Echoing other strikes, WaPo is reporting that Oklahoma teachers are walking out. Why?
The 30 or so teachers joined thousands more at the state Capitol, part of a statewide walkout that has shuttered schools across the state. Teachers in Muskogee, where the gym roof is so leaky that volleyball games get “rained out,” arrived to urge lawmakers to restore education funding. Many of them came bearing a threat: Increase education funding, or teachers will not return to work.
“I’m fed up,” said Rusty Bradley, a high school technology teacher whose classroom computers are more than a decade old, as the bus rumbled toward the state Capitol. After nearly 28 years on the job, he has seen state lawmakers repeatedly pledge to give teachers raises and restore education funding, only to be disappointed. “I want them to get off their butts and do something.” …
They were joined by students who also feel the impact of dwindling financial support for education. Many schools do not have enough textbooks for students. The tomes are often outdated, tattered and missing pages.
Raylynn Thompson, 16, a top student at Muskogee High, said her history textbook is at least 10 years old — stopping at the 2009 inauguration of President Barack Obama. Wearing red sneakers, she wrapped herself in a blanket on the back of the bus, saying she made the journey because she hopes the next generation of students does not have to suffer through leaky classrooms with shared textbooks.
“For me, school is a big thing in my life, and it’s one of the only things that matters,” the aspiring doctor said. The chronic textbook shortages and deteriorating classrooms make it hard to concentrate, she said. “It’s just making it really hard for me to go school.”
It’s not so much teachers’ pay, but the entire educational establishment is underfunded. Steve Benen presents a rather dire history of GOP governance:
Under former Gov. Bobby Jindal (R), Louisiana Republicans took control, cut taxes, and slashed spending. The result was a fiscal crisis and weakened public services. Under former Gov. Sam Brownback (R), Kansas Republicans took control, cut taxes, and slashed spending. The result was a fiscal crisis and weakened public services.
And under [Oklahoma] Gov. Mary Fallin (R), the same experiment has unfolded the same way.
Here’s what concerns me – this could become a self-reinforcing vortex if the Republicans get stubborn about their taxes. There is a certain value to having well-educated workers to fulfill business needs. I don’t even mean college graduates, but folks with high school degrees which actually mean something. If business doesn’t find what it needs, it has two choices.
First, It can pick up and leave. That would be very bad for Oklahoma. While small, locally run businesses are certain critical to any State, large, national businesses are at least as important, if not more so. Their tax revenue would dry up even more, which would no doubt be compensated for by sucking it out of the education budget – if the educational establishment doesn’t protest it. Soon, education would consist of unpowered schools run by folks who don’t even have a high school degree themselves. How does this lead to prosperity?

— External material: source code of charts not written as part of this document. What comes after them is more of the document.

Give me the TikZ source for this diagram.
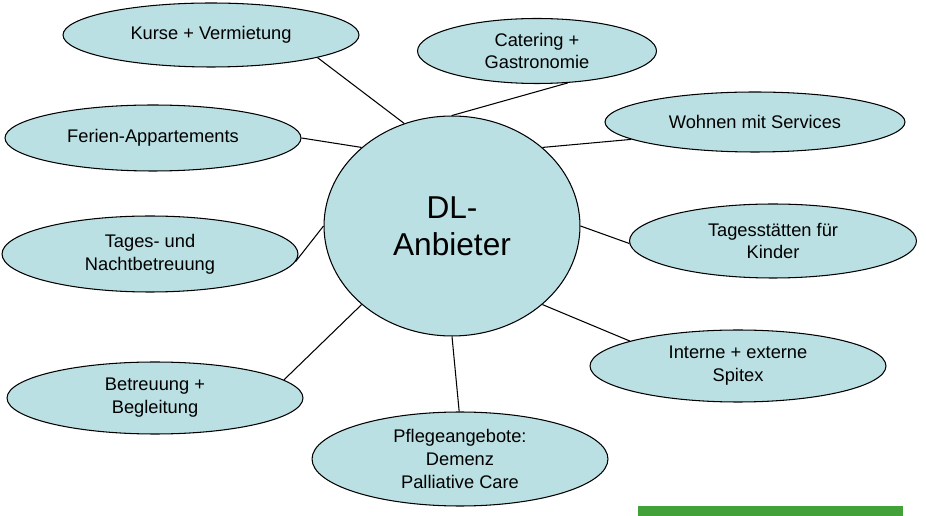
\documentclass[tikz,border=0pt]{standalone}
\usepackage{fontspec}
\setmainfont{Liberation Sans}
\usetikzlibrary{shapes.geometric}
\definecolor{bubble}{RGB}{187,224,227}
\definecolor{barGreen}{RGB}{67,161,57}

\begin{document}
\begin{tikzpicture}[x=0.02cm,y=-0.02cm]
        \useasboundingbox (0,0) rectangle (926,516);
        \fill[barGreen] (638,506) rectangle (903,516);

        \begin{scope}[every node/.style={ellipse,draw,line width=0.6pt,fill=bubble,inner sep=0pt,align=center,font=\fontsize{10.4}{13}\selectfont}]
            \node[minimum width=5.12cm,minimum height=4.4cm,font=\fontsize{18}{21}\selectfont] (0) at (452,226) {DL-\\Anbieter};
            \node[minimum width=5.92cm,minimum height=1.28cm] (1) at (211,35) {Kurse + Vermietung};
            \node[minimum width=4.78cm,minimum height=1.3cm] (2) at (537,51) {Catering +\\Gastronomie};
            \node[minimum width=5.92cm,minimum height=1.32cm] (3) at (153,138) {Ferien-Appartements};
            \node[minimum width=6cm,minimum height=1.2cm] (4) at (755,122) {Wohnen mit Services};
            \node[minimum width=5.92cm,minimum height=1.52cm] (5) at (150,254) {Tages- und\\Nachtbetreuung};
            \node[minimum width=5.74cm,minimum height=1.48cm] (6) at (773,241) {Tagesstätten für\\Kinder};
            \node[minimum width=5.92cm,minimum height=1.44cm] (7) at (738,366) {Interne + externe\\Spitex};
            \node[minimum width=5.92cm,minimum height=1.44cm] (8) at (155,398) {Betreuung +\\Begleitung};
            \node[minimum width=5.92cm,minimum height=1.88cm] (9) at (460,459) {Pflegeangebote:\\Demenz\\Palliative Care};
        \end{scope}

        \begin{scope}[every edge/.style={draw=black,line width=0.6pt}]
            \path [-] (0.115) edge (1.348);
            \path [-] (0.90) edge (2.314);
            \path [-] (0.139) edge (3.0);
            \path [-] (0.41) edge (4.188);
            \path [-] (0.180) edge (5.357);

            \path [-] (0.0) edge (6.181);
            \path [-] (0.319) edge (7.167);
            \path [-] (0.221) edge (8.8);
            \path [-] (0.270) edge (9.91);
        \end{scope}
    \end{tikzpicture}
\end{document}
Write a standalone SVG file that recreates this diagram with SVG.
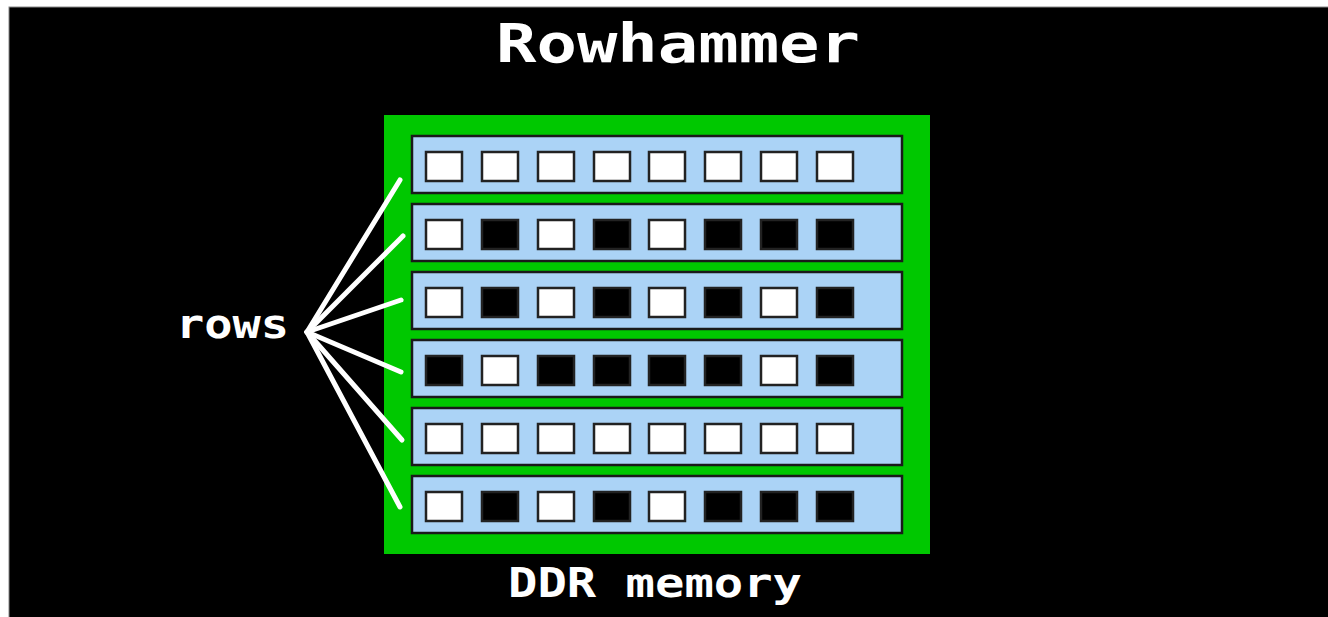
<svg xmlns="http://www.w3.org/2000/svg" width="1328" height="617" viewBox="0 0 1328 617">
<style>
.t{font-family:"DejaVu Sans Mono","Liberation Mono",monospace;font-weight:bold;fill:#fff}
.row{fill:#abd3f6;stroke:#1a1a1a;stroke-width:2.5}
.w{fill:#fff;stroke:#222;stroke-width:2.5}
.b{fill:#000;stroke:#222;stroke-width:2.5}
.ln{stroke:#fff;stroke-width:5;stroke-linecap:round;fill:none}
</style>
<rect x="0" y="0" width="1328" height="617" fill="#fff"/>
<rect x="9" y="7" width="1320" height="611" fill="#000" stroke="#888" stroke-width="1"/>
<g id="title"><text class="t" x="496" y="62" font-size="53" textLength="364" lengthAdjust="spacingAndGlyphs">Rowhammer</text></g>
<g id="memory">
<rect x="384" y="115" width="546" height="439" fill="#00c800"/>
<g id="row1"><rect class="row" x="412" y="136" width="490" height="57"/>
<rect class="w" x="426" y="152" width="36" height="29"/><rect class="w" x="482" y="152" width="36" height="29"/><rect class="w" x="538" y="152" width="36" height="29"/><rect class="w" x="594" y="152" width="36" height="29"/><rect class="w" x="649" y="152" width="36" height="29"/><rect class="w" x="705" y="152" width="36" height="29"/><rect class="w" x="761" y="152" width="36" height="29"/><rect class="w" x="817" y="152" width="36" height="29"/></g>
<g id="row2"><rect class="row" x="412" y="204" width="490" height="57"/>
<rect class="w" x="426" y="220" width="36" height="29"/><rect class="b" x="482" y="220" width="36" height="29"/><rect class="w" x="538" y="220" width="36" height="29"/><rect class="b" x="594" y="220" width="36" height="29"/><rect class="w" x="649" y="220" width="36" height="29"/><rect class="b" x="705" y="220" width="36" height="29"/><rect class="b" x="761" y="220" width="36" height="29"/><rect class="b" x="817" y="220" width="36" height="29"/></g>
<g id="row3"><rect class="row" x="412" y="272" width="490" height="57"/>
<rect class="w" x="426" y="288" width="36" height="29"/><rect class="b" x="482" y="288" width="36" height="29"/><rect class="w" x="538" y="288" width="36" height="29"/><rect class="b" x="594" y="288" width="36" height="29"/><rect class="w" x="649" y="288" width="36" height="29"/><rect class="b" x="705" y="288" width="36" height="29"/><rect class="w" x="761" y="288" width="36" height="29"/><rect class="b" x="817" y="288" width="36" height="29"/></g>
<g id="row4"><rect class="row" x="412" y="340" width="490" height="57"/>
<rect class="b" x="426" y="356" width="36" height="29"/><rect class="w" x="482" y="356" width="36" height="29"/><rect class="b" x="538" y="356" width="36" height="29"/><rect class="b" x="594" y="356" width="36" height="29"/><rect class="b" x="649" y="356" width="36" height="29"/><rect class="b" x="705" y="356" width="36" height="29"/><rect class="w" x="761" y="356" width="36" height="29"/><rect class="b" x="817" y="356" width="36" height="29"/></g>
<g id="row5"><rect class="row" x="412" y="408" width="490" height="57"/>
<rect class="w" x="426" y="424" width="36" height="29"/><rect class="w" x="482" y="424" width="36" height="29"/><rect class="w" x="538" y="424" width="36" height="29"/><rect class="w" x="594" y="424" width="36" height="29"/><rect class="w" x="649" y="424" width="36" height="29"/><rect class="w" x="705" y="424" width="36" height="29"/><rect class="w" x="761" y="424" width="36" height="29"/><rect class="w" x="817" y="424" width="36" height="29"/></g>
<g id="row6"><rect class="row" x="412" y="476" width="490" height="57"/>
<rect class="w" x="426" y="492" width="36" height="29"/><rect class="b" x="482" y="492" width="36" height="29"/><rect class="w" x="538" y="492" width="36" height="29"/><rect class="b" x="594" y="492" width="36" height="29"/><rect class="w" x="649" y="492" width="36" height="29"/><rect class="b" x="705" y="492" width="36" height="29"/><rect class="b" x="761" y="492" width="36" height="29"/><rect class="b" x="817" y="492" width="36" height="29"/></g>
</g>
<g id="rows-label"><text class="t" x="176" y="338" font-size="40" textLength="113" lengthAdjust="spacingAndGlyphs">rows</text></g>
<g id="connectors">
<line class="ln" x1="307" y1="332" x2="400" y2="180"/>
<line class="ln" x1="307" y1="332" x2="403" y2="236"/>
<line class="ln" x1="307" y1="332" x2="401" y2="300"/>
<line class="ln" x1="307" y1="332" x2="401" y2="372"/>
<line class="ln" x1="307" y1="332" x2="402" y2="440"/>
<line class="ln" x1="307" y1="332" x2="400" y2="507"/>
</g>
<g id="ddr-label"><text class="t" x="508" y="597" font-size="40" textLength="294" lengthAdjust="spacingAndGlyphs">DDR memory</text></g>
</svg>
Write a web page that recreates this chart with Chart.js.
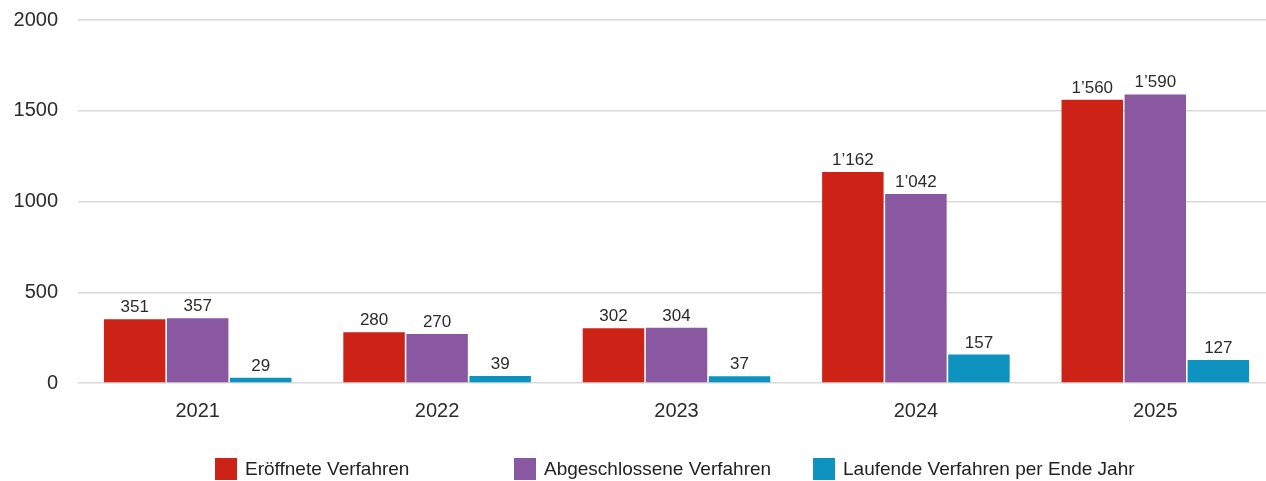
<!DOCTYPE html>
<html lang="de">
<head>
<meta charset="utf-8">
<script src="https://cdn.jsdelivr.net/npm/chart.js@4"></script>
<style>
    html, body { margin: 0; padding: 0; background: #fff; overflow: hidden; }
    #wrap { width: 1275px; height: 481px; position: relative; }
</style>
</head>
<body>
<div id="wrap"><canvas id="chartVerfahren"></canvas></div>
<script>
const jahre = ['2021', '2022', '2023', '2024', '2025'];
const eroeffnet = [351, 280, 302, 1162, 1560];
const abgeschlossen = [357, 270, 304, 1042, 1590];
const laufend = [29, 39, 37, 157, 127];
const yTicks = [0, 500, 1000, 1500, 2000];

const FONT = "'Liberation Sans', Arial, sans-serif";

// Zahlen im Schweizer Format: 1'162
const formatZahl = (v) => String(v).replace(/\B(?=(\d{3})+(?!\d))/g, '\u2019');

// Werte über den Balken
const wertePlugin = {
    id: 'werte',
    afterDatasetsDraw(chart) {
        const ctx = chart.ctx;
        ctx.save();
        ctx.font = `17px ${FONT}`;
        ctx.fillStyle = '#2b2b2b';
        ctx.textAlign = 'center';
        ctx.textBaseline = 'alphabetic';
        chart.data.datasets.forEach((ds, i) => {
            chart.getDatasetMeta(i).data.forEach((bar, j) => {
                ctx.fillText(formatZahl(ds.data[j]), bar.x, bar.y - 7);
            });
        });
        ctx.restore();
    }
};

// Legende mit festen Abständen unten
const legendePlugin = {
    id: 'legende',
    afterDraw(chart) {
        const ctx = chart.ctx;
        ctx.save();
        ctx.font = `19px ${FONT}`;
        ctx.textBaseline = 'middle';
        ctx.textAlign = 'left';
        chart.data.datasets.forEach((ds, i) => {
            const x = 215 + i * 299;
            const y = 458;
            ctx.fillStyle = ds.backgroundColor;
            ctx.fillRect(x, y, 22, 22);
            ctx.fillStyle = '#222';
            ctx.fillText(ds.label, x + 30, y + 12);
        });
        ctx.restore();
    }
};

const canvas = document.getElementById('chartVerfahren');
const context = canvas.getContext('2d');

const chartVerfahren = new Chart(context, {
    type: 'bar',
    data: {
        labels: jahre,
        datasets: [
            {
                label: 'Eröffnete Verfahren',
                data: eroeffnet,
                backgroundColor: '#cc2316'
            },
            {
                label: 'Abgeschlossene Verfahren',
                data: abgeschlossen,
                backgroundColor: '#8a58a0'
            },
            {
                label: 'Laufende Verfahren per Ende Jahr',
                data: laufend,
                backgroundColor: '#0e93c0'
            }
        ]
    },
    options: {
        responsive: true,
        maintainAspectRatio: false,
        animation: false,
        datasets: {
            bar: {
                categoryPercentage: 0.79,
                barPercentage: 0.975
            }
        },
        layout: {
            padding: { top: 20, left: 10, right: 0, bottom: 42 }
        },
        scales: {
            x: {
                grid: { display: false, drawTicks: false },
                border: { display: false },
                ticks: {
                    padding: 16,
                    color: '#2b2b2b',
                    font: { family: FONT, size: 20 }
                }
            },
            y: {
                min: 0,
                max: 2000,
                afterBuildTicks: (axis) => {
                    axis.ticks = yTicks.map(v => ({ value: v }));
                },
                afterFit: (axis) => {
                    axis.width = 68;
                    axis.paddingTop = 0;
                    axis.paddingBottom = 0;
                },
                grid: {
                    color: '#d9d9d9',
                    lineWidth: 1.5,
                    drawTicks: false
                },
                border: { display: false },
                ticks: {
                    padding: 20,
                    color: '#2b2b2b',
                    font: { family: FONT, size: 20 },
                    callback: (v) => String(v)
                }
            }
        },
        plugins: {
            legend: { display: false },
            tooltip: { enabled: false }
        }
    },
    plugins: [wertePlugin, legendePlugin]
});
</script>
</body>
</html>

Second, business can try to remedy the problem. I’m not talking about for-profit schools, which are an entirely different kettle of fish, and have done poorly, as I’ve discussed elsewhere on this blog. I mean business simply does the educating it needs to do to get workers with the proper skills. Vocational schools, if you will, but this is not a good situation, either, because those skills may be very narrowly defined, such that they don’t transfer to any other employer. Now the workers are really tied to the apron strings of a company that may not be sentimental about you – or may go under abruptly itself.
Furthermore, businesses don’t know much about doing a full education. It’s not their job. Properly, it’s the job of the local government to provide high quality schooling, and that requirement should be a priority. Why? Because study after study show that better educated people are more productive and, generally, happier.
Oklahoma has pursued the illusion that dropping tax rates will cause prosperity, and it hasn’t worked out. Kansas Republicans had the balls to reject that approach, finally. Will the Oklahomans? For a bunch of Sooners, they’re way behind the curve.